Opinion
No. 9576.
November 22, 1961.
Action on insurance policy to recover for damage to building allegedly caused by windstorm. The First Judicial District Court, Parish of Caddo, John A. Dixon, Jr., J., rendered a judgment awarding plaintiffs only $20 and they appealed. The Court of Appeal, Hardy, J., held that evidence sustained findings that shift of dwelling house on foundation, accompanied by extensive damage to exterior and interior, had not been caused by windstorm and that only damage directly attributable to wind and hail storm was to small portion of roof for which $20 compensation was adequate.
Affirmed.
Love Rigby, Isaac F. Hawkins, Jr., Shreveport, for appellant.
Cook, Clark, Egan, Yancey King, Shreveport, for appellee.
Before HARDY, GLADNEY and AYRES, JJ.
This is an action by plaintiffs, husband and wife, as owners of a one-story dwelling located in Caddo Parish, by which they seek to collect from defendant as their insurer the sum of $1,800.00, representing the amount of damages alleged to have been sustained by the insured dwelling as the result of a wind and hailstorm. From judgment in favor of plaintiff in the principal sum of $20.00, they prosecute this appeal.
The sole issue presented involves a question of fact, that is, whether the damages alleged by plaintiffs actually resulted from the storm.

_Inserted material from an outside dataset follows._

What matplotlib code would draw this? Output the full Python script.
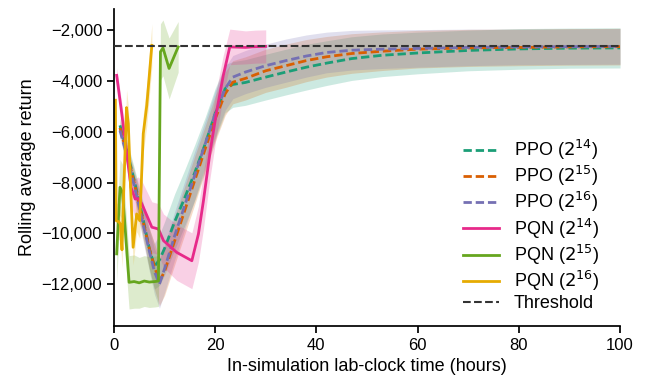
import numpy as np
import matplotlib
matplotlib.use("Agg")
import matplotlib.pyplot as plt
from matplotlib.ticker import FuncFormatter

plt.rcParams['font.family'] = ['Liberation Sans', 'DejaVu Sans']

# ---------------- data ----------------
ppo_hours = [1.2, 2.5, 4, 5.5, 7, 8, 9, 10, 12, 14, 16, 18, 20, 22, 23.5, 26, 30, 34, 38,
             42, 47, 53, 60, 70, 80, 90, 100]
ppo14_mean = [-5750, -6700, -7900, -9200, -10600, -11300, -11050, -10600, -9550, -8600, -7600,
              -6500, -5300, -4300, -4140, -4060, -3850, -3650, -3460, -3300, -3120, -2990,
              -2900, -2800, -2740, -2710, -2700]
ppo14_spread = [300, 400, 500, 650, 800, 900, 1000, 1050, 1100, 1100, 1100, 1050, 1000, 950,
                900, 900, 900, 900, 900, 880, 860, 840, 820, 800, 800, 790, 790]
ppo15_mean = [-5850, -6800, -8000, -9300, -10600, -11300, -11900, -11500, -10300, -9100, -7900,
              -6700, -5500, -4500, -4050, -3900, -3600, -3400, -3200, -3050, -2920, -2830,
              -2750, -2700, -2680, -2660, -2650]
ppo15_spread = [300, 400, 500, 650, 800, 900, 950, 950, 950, 950, 950, 900, 900, 850,
                850, 850, 850, 850, 830, 800, 780, 760, 740, 730, 720, 720, 720]
ppo16_mean = [-5950, -6900, -8100, -9400, -10700, -11500, -12000, -11400, -10100, -8900, -7700,
              -6500, -5300, -4300, -3850, -3650, -3400, -3200, -3020, -2880, -2790, -2750,
              -2720, -2680, -2660, -2650, -2640]
ppo16_spread = [300, 400, 500, 650, 800, 900, 950, 950, 950, 950, 950, 900, 900, 850,
                850, 850, 850, 850, 830, 800, 780, 760, 740, 720, 700, 700, 700]

pqn14_hours = [0.55, 1.5, 2.5, 3.4, 4.2, 4.8, 5.5, 7.5, 8.8, 9.8, 12.4, 15.4, 16.7, 17.7,
               19.0, 20.3, 21.6, 22.9, 26, 28, 30]
pqn14_mean = [-3780, -5200, -6800, -8200, -8650, -8630, -8830, -9760, -9830, -10290, -10750,
              -11080, -10030, -8710, -6800, -5200, -3800, -2660, -2680, -2650, -2640]
pqn14_spread = [300, 400, 500, 700, 800, 850, 900, 1000, 1000, 1050, 1100, 1100, 1100, 1100,
                1000, 900, 800, 700, 650, 650, 650]

pqn15_hours = [0.55, 1.2, 1.7, 2.3, 3.0, 4.0, 5.0, 6.0, 7.0, 8.1, 8.8, 9.2, 9.7, 10.9, 12.7]
pqn15_mean = [-10810, -8190, -8380, -10000, -11930, -11900, -11950, -11880, -11920, -11900,
              -11880, -2850, -2700, -3510, -2660]
pqn15_spread = [1100, 1100, 1100, 1100, 1050, 1050, 1000, 1000, 1000, 1000, 1000, 1100,
                1100, 1200, 1000]

pqn16_hours = [0.3, 0.45, 1.0, 1.3, 1.6, 2.0, 2.5, 2.85, 3.3, 3.8, 4.5, 5.1, 5.4, 5.8,
               6.5, 7.5]
pqn16_mean = [-4760, -9500, -9550, -9650, -10650, -8000, -5050, -5680, -8200, -10550, -9240,
              -9500, -8100, -6080, -4960, -2600]
pqn16_spread = [600, 700, 700, 700, 700, 700, 700, 700, 700, 700, 700, 700, 700, 750,
                800, 850]

threshold = -2620

labels = ['PPO ($2^{14}$)', 'PPO ($2^{15}$)', 'PPO ($2^{16}$)',
          'PQN ($2^{14}$)', 'PQN ($2^{15}$)', 'PQN ($2^{16}$)']
colors = ['#1b9e77', '#d95f02', '#7570b3', '#e7298a', '#66a61e', '#e6ab02']

# ---------------- plot ----------------
fig = plt.figure(figsize=(6.46, 3.88), dpi=100)
ax = fig.add_axes([0.1763, 0.1598, 0.7835, 0.8162])

series = [
    (ppo_hours, ppo14_mean, ppo14_spread, '--'),
    (ppo_hours, ppo15_mean, ppo15_spread, '--'),
    (ppo_hours, ppo16_mean, ppo16_spread, '--'),
    (pqn14_hours, pqn14_mean, pqn14_spread, '-'),
    (pqn15_hours, pqn15_mean, pqn15_spread, '-'),
    (pqn16_hours, pqn16_mean, pqn16_spread, '-'),
]

for (x, m, s, ls), lab, c in zip(series, labels, colors):
    x = np.asarray(x, float)
    m = np.asarray(m, float)
    s = np.asarray(s, float)
    ax.fill_between(x, m - s, m + s, color=c, alpha=0.22, linewidth=0)

for (x, m, s, ls), lab, c in zip(series, labels, colors):
    if ls == '--':
        ax.plot(x, m, color=c, lw=2, linestyle=(0, (3.0, 1.4)), label=lab)
    else:
        ax.plot(x, m, color=c, lw=2, linestyle='-', label=lab)

ax.axhline(threshold, color='#333333', lw=1.5, linestyle='--', label='Threshold', zorder=5)

ax.set_xlim(0, 100)
ax.set_ylim(-13650, -1180)
ax.set_xticks([0, 20, 40, 60, 80, 100])
ax.set_yticks([-12000, -10000, -8000, -6000, -4000, -2000])
ax.yaxis.set_major_formatter(FuncFormatter(lambda v, p: f"{v:,.0f}".replace('-', '\u2212')))

for sp in ['top', 'right']:
    ax.spines[sp].set_visible(False)
for sp in ['left', 'bottom']:
    ax.spines[sp].set_linewidth(1.25)
ax.tick_params(axis='both', labelsize=12, width=1.25, length=5, direction='out')

ax.set_xlabel('In-simulation lab-clock time (hours)', fontsize=13)
ax.set_ylabel('Rolling average return', fontsize=13)

ax.legend(loc='lower right', bbox_to_anchor=(0.985, 0.0), frameon=False, fontsize=13,
          handlelength=2.0, handletextpad=0.8, labelspacing=0.12, borderaxespad=0.35)

fig.savefig('out.png', dpi=100)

On the night of June 1, 1960, the area in which plaintiffs' dwelling house was located was the scene of a somewhat violent windstorm which reached maximum gusts of 62 miles per hour, accompanied by the fall of "pea-sized" hail for a few minutes, together with heavy rain. Plaintiffs alleged and testified as to specific damage to the dwelling which caused a shift of the house on its foundation, accompanied by extensive damage to both the exterior and interior thereof, namely, the sheetrock siding, floors and roof. The record contains three separate estimates of the cost of repairs made by a contracting firm designated as Weeks Emmons, members thereof being J.D. Weeks and Roy Emmons. These estimates, apparently given on or about the dates of August 19, November 10, 1960 and January 13, 1961, vary in amounts from $1,200.00 to $1,850.00. Both of these contractors testified extensively as to the damage and their estimates in connection with the repair thereof, but, as noted by the trial judge, each of them denied any knowledge of one of the estimates, and demonstrated in their testimony a lack of independent recollection as to the details of damage except with respect to the conclusion that the same had been caused by the shifting of the house on its foundation. These witnesses, of course, were unable as a matter of first-hand knowledge, to testify that the shifting of the house was caused by the occurrence of the storm.

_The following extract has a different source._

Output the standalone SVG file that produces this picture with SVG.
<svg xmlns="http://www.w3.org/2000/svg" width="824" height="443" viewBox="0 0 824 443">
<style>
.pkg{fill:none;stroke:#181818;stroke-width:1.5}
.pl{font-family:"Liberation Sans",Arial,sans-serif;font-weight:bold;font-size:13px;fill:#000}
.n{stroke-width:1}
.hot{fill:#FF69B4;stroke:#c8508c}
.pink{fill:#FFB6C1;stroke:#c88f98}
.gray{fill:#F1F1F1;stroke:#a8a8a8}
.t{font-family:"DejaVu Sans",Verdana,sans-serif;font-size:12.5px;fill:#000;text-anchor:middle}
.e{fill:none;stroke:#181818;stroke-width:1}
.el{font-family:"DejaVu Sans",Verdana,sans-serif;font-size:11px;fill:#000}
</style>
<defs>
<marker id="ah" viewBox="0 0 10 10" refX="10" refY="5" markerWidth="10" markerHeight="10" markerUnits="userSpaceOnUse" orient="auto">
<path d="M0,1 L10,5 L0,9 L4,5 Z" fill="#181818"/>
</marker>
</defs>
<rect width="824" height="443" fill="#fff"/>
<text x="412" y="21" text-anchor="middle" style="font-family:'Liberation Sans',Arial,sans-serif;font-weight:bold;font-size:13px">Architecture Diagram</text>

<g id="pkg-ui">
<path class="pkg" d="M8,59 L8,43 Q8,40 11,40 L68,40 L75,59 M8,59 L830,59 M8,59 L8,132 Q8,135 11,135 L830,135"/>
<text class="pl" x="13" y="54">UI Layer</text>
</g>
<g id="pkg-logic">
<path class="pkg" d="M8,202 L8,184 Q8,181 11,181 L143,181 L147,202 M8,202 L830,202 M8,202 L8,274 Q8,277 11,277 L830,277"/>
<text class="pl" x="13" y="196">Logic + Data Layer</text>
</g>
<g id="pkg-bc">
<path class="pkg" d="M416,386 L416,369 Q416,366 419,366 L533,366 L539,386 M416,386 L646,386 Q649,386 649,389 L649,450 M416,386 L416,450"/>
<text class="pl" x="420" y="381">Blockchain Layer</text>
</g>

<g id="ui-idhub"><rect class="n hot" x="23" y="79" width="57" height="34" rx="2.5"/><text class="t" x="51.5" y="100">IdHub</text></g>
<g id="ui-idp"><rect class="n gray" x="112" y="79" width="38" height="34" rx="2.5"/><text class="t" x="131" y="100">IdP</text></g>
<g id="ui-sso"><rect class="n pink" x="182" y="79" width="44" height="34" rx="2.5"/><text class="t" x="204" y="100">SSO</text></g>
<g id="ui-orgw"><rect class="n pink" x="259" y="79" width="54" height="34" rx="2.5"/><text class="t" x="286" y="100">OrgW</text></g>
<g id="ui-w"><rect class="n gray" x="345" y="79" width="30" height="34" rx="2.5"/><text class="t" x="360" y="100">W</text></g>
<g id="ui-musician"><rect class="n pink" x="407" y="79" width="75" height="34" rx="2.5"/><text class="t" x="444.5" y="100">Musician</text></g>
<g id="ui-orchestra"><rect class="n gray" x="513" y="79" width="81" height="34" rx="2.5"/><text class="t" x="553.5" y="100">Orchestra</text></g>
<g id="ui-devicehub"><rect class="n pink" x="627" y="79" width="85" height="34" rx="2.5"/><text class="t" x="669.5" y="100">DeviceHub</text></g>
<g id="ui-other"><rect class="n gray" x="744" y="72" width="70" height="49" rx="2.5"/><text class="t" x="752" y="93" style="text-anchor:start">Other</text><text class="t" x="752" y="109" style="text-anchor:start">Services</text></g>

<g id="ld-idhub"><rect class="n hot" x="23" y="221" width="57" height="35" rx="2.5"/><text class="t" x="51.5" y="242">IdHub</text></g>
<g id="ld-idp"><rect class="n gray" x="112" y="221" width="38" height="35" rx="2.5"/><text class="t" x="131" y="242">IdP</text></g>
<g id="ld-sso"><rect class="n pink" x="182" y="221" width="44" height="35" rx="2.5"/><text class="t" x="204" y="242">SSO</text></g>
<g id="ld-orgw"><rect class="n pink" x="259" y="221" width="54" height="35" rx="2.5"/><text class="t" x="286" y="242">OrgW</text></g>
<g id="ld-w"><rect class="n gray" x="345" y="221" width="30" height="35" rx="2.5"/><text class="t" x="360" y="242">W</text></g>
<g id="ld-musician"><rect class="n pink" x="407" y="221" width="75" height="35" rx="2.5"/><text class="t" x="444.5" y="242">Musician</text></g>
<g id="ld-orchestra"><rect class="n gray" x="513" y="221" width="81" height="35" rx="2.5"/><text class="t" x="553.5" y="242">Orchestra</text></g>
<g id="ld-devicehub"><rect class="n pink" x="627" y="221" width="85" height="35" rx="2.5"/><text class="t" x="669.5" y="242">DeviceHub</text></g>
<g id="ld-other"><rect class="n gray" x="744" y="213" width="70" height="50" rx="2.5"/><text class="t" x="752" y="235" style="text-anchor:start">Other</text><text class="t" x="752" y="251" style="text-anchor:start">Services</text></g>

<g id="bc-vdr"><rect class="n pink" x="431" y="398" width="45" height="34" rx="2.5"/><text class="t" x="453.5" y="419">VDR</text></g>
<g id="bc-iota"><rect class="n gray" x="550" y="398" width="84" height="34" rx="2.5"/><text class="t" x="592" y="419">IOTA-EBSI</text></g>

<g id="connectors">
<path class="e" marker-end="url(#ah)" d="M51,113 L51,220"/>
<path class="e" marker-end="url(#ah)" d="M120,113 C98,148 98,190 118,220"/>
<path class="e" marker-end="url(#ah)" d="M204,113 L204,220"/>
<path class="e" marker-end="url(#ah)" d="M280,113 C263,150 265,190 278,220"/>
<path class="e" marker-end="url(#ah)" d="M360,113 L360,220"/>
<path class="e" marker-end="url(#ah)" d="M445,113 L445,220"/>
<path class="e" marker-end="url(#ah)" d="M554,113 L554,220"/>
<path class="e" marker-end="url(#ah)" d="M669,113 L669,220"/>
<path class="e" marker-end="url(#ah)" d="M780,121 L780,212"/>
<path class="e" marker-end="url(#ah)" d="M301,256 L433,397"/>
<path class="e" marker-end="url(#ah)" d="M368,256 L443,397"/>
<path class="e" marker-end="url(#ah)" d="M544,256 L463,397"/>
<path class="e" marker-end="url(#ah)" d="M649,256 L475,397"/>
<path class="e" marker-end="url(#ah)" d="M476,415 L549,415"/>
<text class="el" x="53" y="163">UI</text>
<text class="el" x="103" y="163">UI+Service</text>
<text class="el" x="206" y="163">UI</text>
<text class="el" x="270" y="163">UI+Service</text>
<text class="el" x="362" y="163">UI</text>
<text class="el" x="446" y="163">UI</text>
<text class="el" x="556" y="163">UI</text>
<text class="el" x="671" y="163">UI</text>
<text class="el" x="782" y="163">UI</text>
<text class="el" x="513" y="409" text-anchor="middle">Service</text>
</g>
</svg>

The trial judge, who dictated his opinion into the record after the conclusion of trial, preferred to accept the expert testimony of Mr. Roland Saucier, a licensed civil engineer, thoroughly qualified in construction work. This witness, who made a careful examination of the dwelling house on August 24, 1960, expressed the professional opinion that the shifting of the house had not been caused by the storm but was the result of inferior construction. We do not find it necessary to discuss in detail the reasons assigned in support of Mr. Saucier's explanation and conclusion, and it suffices to say that, in our opinion, his testimony preponderates over that offered on behalf of plaintiffs.
Examination of the record convinces us that the only damage directly attributable to the wind and hailstorm was confined to a small portion of the roof, and that the small award made is adequate compensation thereof.
There can be no dispute as to the general principle of law asserted by counsel for plaintiffs that claimants under a policy of insurance need only prove a windstorm to have been the proximate cause of damage sustained to the insured dwelling; citing Roach-Strayhan-Holland Post No. 20, American Legion Club, Inc. v. Continental Insurance Co. of New York, 237 La. 973, 112 So.2d 680.
The facts established by the preponderance of the evidence in the instant matter adequately serve to distinguish the same from the authority cited.
Finding no error in the judgment appealed from, the same is affirmed at appellant's cost.